SET EXERCISE>
Only the lines from the start of the data through the line containing "light = '#33CCCC'" should be written out, exactly as they are, with both ends included and the pictures left out.

── GIVEN MATERIAL

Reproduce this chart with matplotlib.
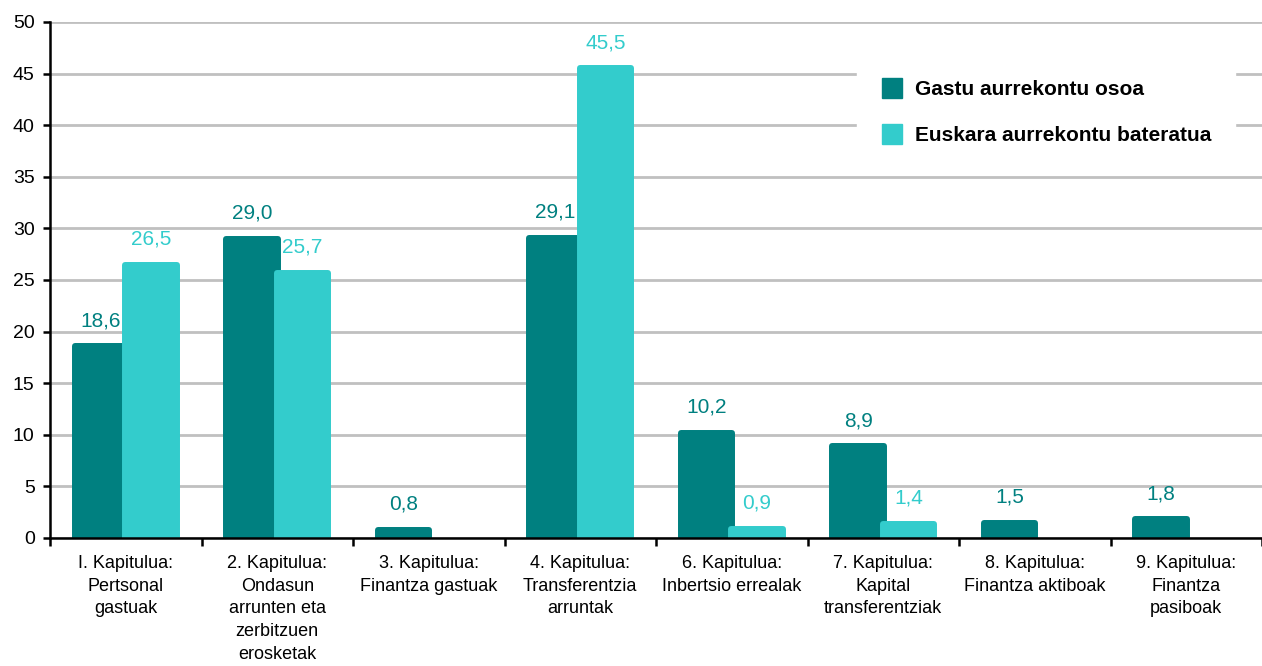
import matplotlib.pyplot as plt
import numpy as np
from matplotlib.lines import Line2D

plt.rcParams['font.family'] = ['Liberation Sans', 'DejaVu Sans']

# Chart data
categories = ['I. Kapitulua:\nPertsonal\ngastuak',
              '2. Kapitulua:\nOndasun\narrunten eta\nzerbitzuen\nerosketak',
              '3. Kapitulua:\nFinantza gastuak',
              '4. Kapitulua:\nTransferentzia\narruntak',
              '6. Kapitulua:\nInbertsio errealak',
              '7. Kapitulua:\nKapital\ntransferentziak',
              '8. Kapitulua:\nFinantza aktiboak',
              '9. Kapitulua:\nFinantza\npasiboak']
gastu = [18.6, 29.0, 0.8, 29.1, 10.2, 8.9, 1.5, 1.8]
euskara = [26.5, 25.7, None, 45.5, 0.9, 1.4, None, None]
series_names = ['Gastu aurrekontu osoa', 'Euskara aurrekontu bateratua']

dark = '#008080'
light = '#33CCCC'

fig = plt.figure(figsize=(12.62, 6.66), dpi=100)
ax = fig.add_axes([50 / 1262, 128 / 666, 1212 / 1262, 516 / 666])

x = np.arange(len(categories))
w = 0.341
off = 0.166
edge = 4.3  # rounded edge around bars (points)

g_vals = np.array(gastu)
e_vals = np.array([v if v is not None else np.nan for v in euskara], dtype=float)

ax.bar(x - off, g_vals, w, color=dark, edgecolor=dark, linewidth=edge,
	   joinstyle='round', zorder=3)
ax.bar(x + off, e_vals, w, color=light, edgecolor=light, linewidth=edge,
	   joinstyle='round', zorder=4)

def fmt(v):
	return ('%.1f' % v).replace('.', ',')

for i, v in enumerate(gastu):
	ax.annotate(fmt(v), (x[i] - off, v), xytext=(0, 11.5), textcoords='offset points',
				ha='center', va='bottom', color=dark, fontsize=15)
for i, v in enumerate(euskara):
	if v is None:
		continue
	ax.annotate(fmt(v), (x[i] + off, v), xytext=(0, 11.5), textcoords='offset points',
				ha='center', va='bottom', color=light, fontsize=15, zorder=6)

ax.set_ylim(0, 50)
ax.set_xlim(-0.5, -0.5 + 1212 / 152.5)
ax.set_yticks(range(0, 51, 5))
ax.yaxis.grid(True, color='#C0C0C0', linewidth=2, zorder=0)
ax.set_axisbelow(True)

ax.set_xticks(x)
ax.set_xticklabels(categories, fontsize=13, linespacing=1.45)
ax.set_xticks(np.arange(-0.5, 8, 1), minor=True)
ax.tick_params(axis='x', which='major', length=0, pad=12)
ax.tick_params(axis='x', which='minor', length=6, width=1.8, direction='out')
ax.tick_params(axis='y', length=5, width=1.8, labelsize=14, pad=6)

for s in ['top', 'right']:
	ax.spines[s].set_visible(False)
ax.spines['left'].set_linewidth(1.8)
ax.spines['bottom'].set_linewidth(1.8)
ax.spines['left'].set_zorder(5)
ax.spines['bottom'].set_zorder(5)

handles = [Line2D([], [], marker='s', linestyle='none', markersize=15, color=dark),
		   Line2D([], [], marker='s', linestyle='none', markersize=15, color=light)]
leg = ax.legend(handles, series_names, loc='upper left', bbox_to_anchor=(807 / 1212, 0.932),
				frameon=True, facecolor='white', edgecolor='white', framealpha=1,
				prop={'weight': 'bold', 'size': 15}, handletextpad=0.5,
				labelspacing=1.3, borderpad=1.1, borderaxespad=0, fancybox=False,
				handlelength=1.2)
leg.set_zorder(7)

fig.savefig('out.png', dpi=100)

────

SOLUTION BELOW>
Reproduce this chart with matplotlib.
import matplotlib.pyplot as plt
import numpy as np
from matplotlib.lines import Line2D

plt.rcParams['font.family'] = ['Liberation Sans', 'DejaVu Sans']

# Chart data
categories = ['I. Kapitulua:\nPertsonal\ngastuak',
              '2. Kapitulua:\nOndasun\narrunten eta\nzerbitzuen\nerosketak',
              '3. Kapitulua:\nFinantza gastuak',
              '4. Kapitulua:\nTransferentzia\narruntak',
              '6. Kapitulua:\nInbertsio errealak',
              '7. Kapitulua:\nKapital\ntransferentziak',
              '8. Kapitulua:\nFinantza aktiboak',
              '9. Kapitulua:\nFinantza\npasiboak']
gastu = [18.6, 29.0, 0.8, 29.1, 10.2, 8.9, 1.5, 1.8]
euskara = [26.5, 25.7, None, 45.5, 0.9, 1.4, None, None]
series_names = ['Gastu aurrekontu osoa', 'Euskara aurrekontu bateratua']

dark = '#008080'
light = '#33CCCC'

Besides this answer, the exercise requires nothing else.